I was thinking about a $100\times 100$ matrix. It seems true that it should require $100!$ computations. Because I start with $100$ determinants of $99$ matrices. Then, $99$ of $88$ and so on. So $100!$ seemed to me right.
I used Google to search for it and saw others on CS saying it, too. That it would take a computer $100!$ computations of determinants for running time.
Point is, later I thought it's all wrong. You can reduce the number significantly. If you were to start from the end. You can count just the $2\times 2$ determinant and then go up. Now, the $2\times2$ matrices are reusable. You're gonna use many of them a few times.

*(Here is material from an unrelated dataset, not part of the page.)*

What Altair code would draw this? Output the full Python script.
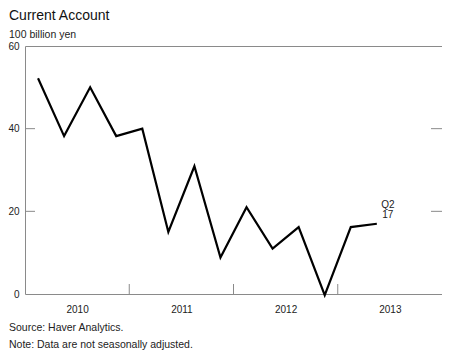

I am a bit stuck here. I am new to matrices so I need someone to clarify it. Are there really $n!$, or in this case $100!$, determinants to compute or is it really possible to go from the bottom of matrix by computing the $2\times2$ matrices and going up? So that we would have much less than $100!/2$ determinants of $2\times2$ to compute and then much less $3\times3$ and so on? So will it come out far less than $100!$?
Large determinants are never computed by minor expansion, which indeed costs $C.N!$ operations where $C$ is a small constant (there is no reuse). $100!$ elementary operations takes much longer than the lifetime of the universe (I tried it).
Fortunately, Gaussian elimination comes to the rescue and only requires $C.N^3$ operations. $100^3$ is nothing.